Great Lakes Mall
- Location: Mentor, Ohio, U.S.
- Opened: January 17, 1961
- Developer: Edward J. DeBartolo Corporation
- Management: CBRE
- Owner: Washington Prime Group
- Stores: 126^{[citation needed]}
- Anchor tenants: 6 (4 open, 1 vacant, 1 demolished)
- Floor area: 1,249,574 sq ft (116,089 m^{2})
- Floors: 1 (2 in Dillard's, JCPenney, former Macy's, and former Sears, closed 2nd floor in Round One Entertainment)
- Public transit: Laketran
- Website: shopgreatlakesmall.com

= Great Lakes Mall =

Great Lakes Mall is a shopping mall in Mentor, Ohio, U.S., on Mentor Avenue (U.S. Route 20), approximately 20 mi northeast of Cleveland. The anchor stores are Round 1 Entertainment, Dillard's, JCPenney, and Dick's Sporting Goods. There is one vacant anchor store that was once Macy's. The mall contains 1,249,574 sqft.

The mall's first stores were opened January 17, 1961, as part of an early development of Edward J. DeBartolo Sr., owned by the Glazer–Marotta Company. Throughout the 1960s, the mall was expanded and enclosed.

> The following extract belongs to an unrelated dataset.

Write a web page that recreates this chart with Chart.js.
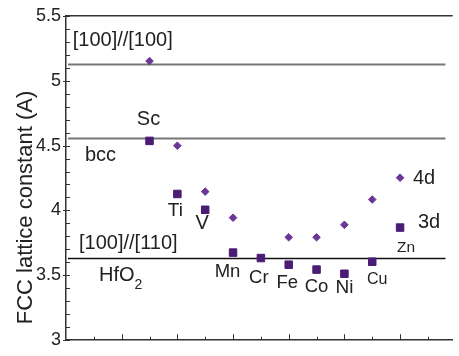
<!DOCTYPE html>
<html><head><meta charset="utf-8">
<script src="https://cdn.jsdelivr.net/npm/chart.js@4/dist/chart.umd.min.js"></script>
<style>html,body{margin:0;padding:0;background:#fff;} canvas{display:block;}</style>
</head><body>
<canvas id="c" width="459" height="356"></canvas>
<script>
// ---- data ----
const positions = [3, 4, 5, 6, 7, 8, 9, 10, 11, 12];
const elements3d = ['Sc', 'Ti', 'V', 'Mn', 'Cr', 'Fe', 'Co', 'Ni', 'Cu', 'Zn'];
const values3d = [4.536, 4.127, 4.005, 3.675, 3.633, 3.582, 3.544, 3.512, 3.605, 3.868];
const values4d = [5.151, 4.499, 4.145, 3.944, null, 3.793, 3.793, 3.889, 4.084, 4.252];
const refLevels = [5.131, 4.561, 3.630];
const refLabels = ['[100]//[100]', 'bcc', '[100]//[110]', 'HfO'];
const yTicks = [3, 3.5, 4, 4.5, 5, 5.5];
const seriesNames = ['4d', '3d'];
const yTitle = 'FCC lattice constant (A)';

const FONT = "'Liberation Sans', Arial, Helvetica, sans-serif";
const TXT = '#222';

const pts = (vals) => positions.map((x, i) => ({x: x, y: vals[i]})).filter(p => p.y !== null);

const deco = {
  id: 'deco',
  beforeDatasetsDraw(chart) {
    const {ctx, chartArea: ca, scales: {x, y}} = chart;
    ctx.save();
    ctx.strokeStyle = '#333'; ctx.lineWidth = 1.5;
    ctx.beginPath(); ctx.moveTo(ca.left, ca.top); ctx.lineTo(ca.right, ca.top); ctx.stroke();
    const xEnd = x.getPixelForValue(13.63);
    const styles = [['#777', 2], ['#777', 2], ['#111', 1.4]];
    refLevels.forEach((lv, i) => {
      const py = Math.round(y.getPixelForValue(lv)) + 0.5;
      ctx.strokeStyle = styles[i][0]; ctx.lineWidth = styles[i][1];
      ctx.beginPath(); ctx.moveTo(ca.left + 2, py); ctx.lineTo(xEnd, py); ctx.stroke();
    });
    ctx.strokeStyle = '#333'; ctx.lineWidth = 1;
    for (let k = 30; k <= 55; k++) {
      const py = Math.round(y.getPixelForValue(k / 10)) + 0.5;
      const major = k % 5 === 0;
      ctx.beginPath(); ctx.moveTo(ca.left - (major ? 3 : 0), py); ctx.lineTo(ca.left + 4, py); ctx.stroke();
    }
    for (let n = 1; n <= 13; n++) {
      const px = Math.round(x.getPixelForValue(n)) + 0.5;
      const len = n % 2 === 0 ? 6 : 3.5;
      ctx.beginPath(); ctx.moveTo(px, ca.bottom); ctx.lineTo(px, ca.bottom - len); ctx.stroke();
    }
    ctx.restore();
  },
  afterDraw(chart) {
    const {ctx, scales: {x, y}} = chart;
    ctx.save();
    ctx.fillStyle = TXT;
    ctx.textBaseline = 'middle';
    ctx.textAlign = 'left';
    ctx.font = `20px ${FONT}`;
    const rl = [[refLevels[0], -23, 72.7], [refLevels[1], 18, 85], [refLevels[2], -15, 79], [refLevels[2], 17, 99]];
    rl.forEach((r, i) => {
      ctx.fillText(refLabels[i], r[2], y.getPixelForValue(r[0]) + r[1]);
    });
    const hfW = ctx.measureText(refLabels[3]).width;
    ctx.font = `14px ${FONT}`;
    ctx.fillText('2', 99 + hfW, y.getPixelForValue(refLevels[2]) + 27);
    ctx.textAlign = 'center';
    const offs = [[-1, -21.5, 20], [-2, 17, 19], [-3, 14, 20], [-5.5, 19, 18.5], [-2, 20, 18.5], [-1.5, 18.5, 18.5], [0, 17.5, 18.5], [0, 14.5, 19], [5, 18, 16], [6, 20.5, 15.5]];
    elements3d.forEach((el, i) => {
      const o = offs[i];
      ctx.font = `${o[2]}px ${FONT}`;
      ctx.fillText(el, x.getPixelForValue(positions[i]) + o[0], y.getPixelForValue(values3d[i]) + o[1]);
    });
    ctx.font = `20px ${FONT}`;
    const last = positions.length - 1;
    ctx.fillText(seriesNames[0], x.getPixelForValue(positions[last]) + 24, y.getPixelForValue(values4d[last]) + 1);
    ctx.fillText(seriesNames[1], x.getPixelForValue(positions[last]) + 29, y.getPixelForValue(values3d[last]) - 5);
    ctx.font = `22px ${FONT}`;
    ctx.translate(25.5, 207.5);
    ctx.rotate(-Math.PI / 2);
    ctx.fillText(yTitle, 0, 0);
    ctx.restore();
  }
};

new Chart(document.getElementById('c'), {
  type: 'scatter',
  data: {
    datasets: [
      {label: seriesNames[0], data: pts(values4d), pointStyle: 'rectRot', pointRadius: 3.8,
       backgroundColor: '#6c3596', borderColor: '#6c3596', borderWidth: 1},
      {label: seriesNames[1], data: pts(values3d), pointStyle: 'rect', pointRadius: 5.3,
       backgroundColor: '#4a1c74', borderColor: '#4a1c74', borderWidth: 1}
    ]
  },
  options: {
    responsive: false,
    animation: false,
    devicePixelRatio: 1,
    layout: {padding: {top: 11, right: 0, left: 0, bottom: 0}},
    plugins: {legend: {display: false}, tooltip: {enabled: false}},
    scales: {
      x: {
        type: 'linear', min: 0, max: 13.89,
        ticks: {display: false},
        grid: {display: false, drawTicks: false},
        border: {display: true, color: '#333', width: 1.5},
        afterFit: s => { s.height = 13; }
      },
      y: {
        type: 'linear', min: 3, max: 5.5,
        afterBuildTicks: s => { s.ticks = yTicks.map(v => ({value: v})); },
        ticks: {color: TXT, font: {family: FONT, size: 18}, padding: 5, callback: v => String(v)},
        grid: {display: false, drawTicks: false},
        border: {display: true, color: '#333', width: 1.5},
        afterFit: s => { s.width = 66; }
      }
    }
  },
  plugins: [deco]
});
</script>
</body></html>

In 1988, a multi-year renovation began, which included replacing the flooring and adding a food court, and a subsequent renovation occurred in 2011. Olive Garden, BJ's Brewhouse, Hobby Lobby, Outback Steakhouse, Barnes & Noble and Atlas Cinemas Stadium 16 are located in the mall parking lot.

On May 28, 2014, it was announced by Simon Property Group that they would transfer Great Lakes Mall to its new spinoff Washington Prime Group. Washington Prime Group later became WP Glimcher and then back to Washington Prime Group.

In 2015, Sears Holdings spun off 235 of its properties, including the Sears at Great Lakes Mall, into Seritage Growth Properties.

Dillard's North closed in May 2017, consolidating the men and women's sections into one building; Sears closed in September 2017. Macy's closed in April 2021 as part of a plan to close 46 stores nationwide.

In early 2025, the former Sears Auto Center outbuilding was demolished in order to build a relocated city fire station; the station is expected to open in early 2026. In early 2026, demolition began on the Sears anchor building. Demolition is expected to be completed in late 2026.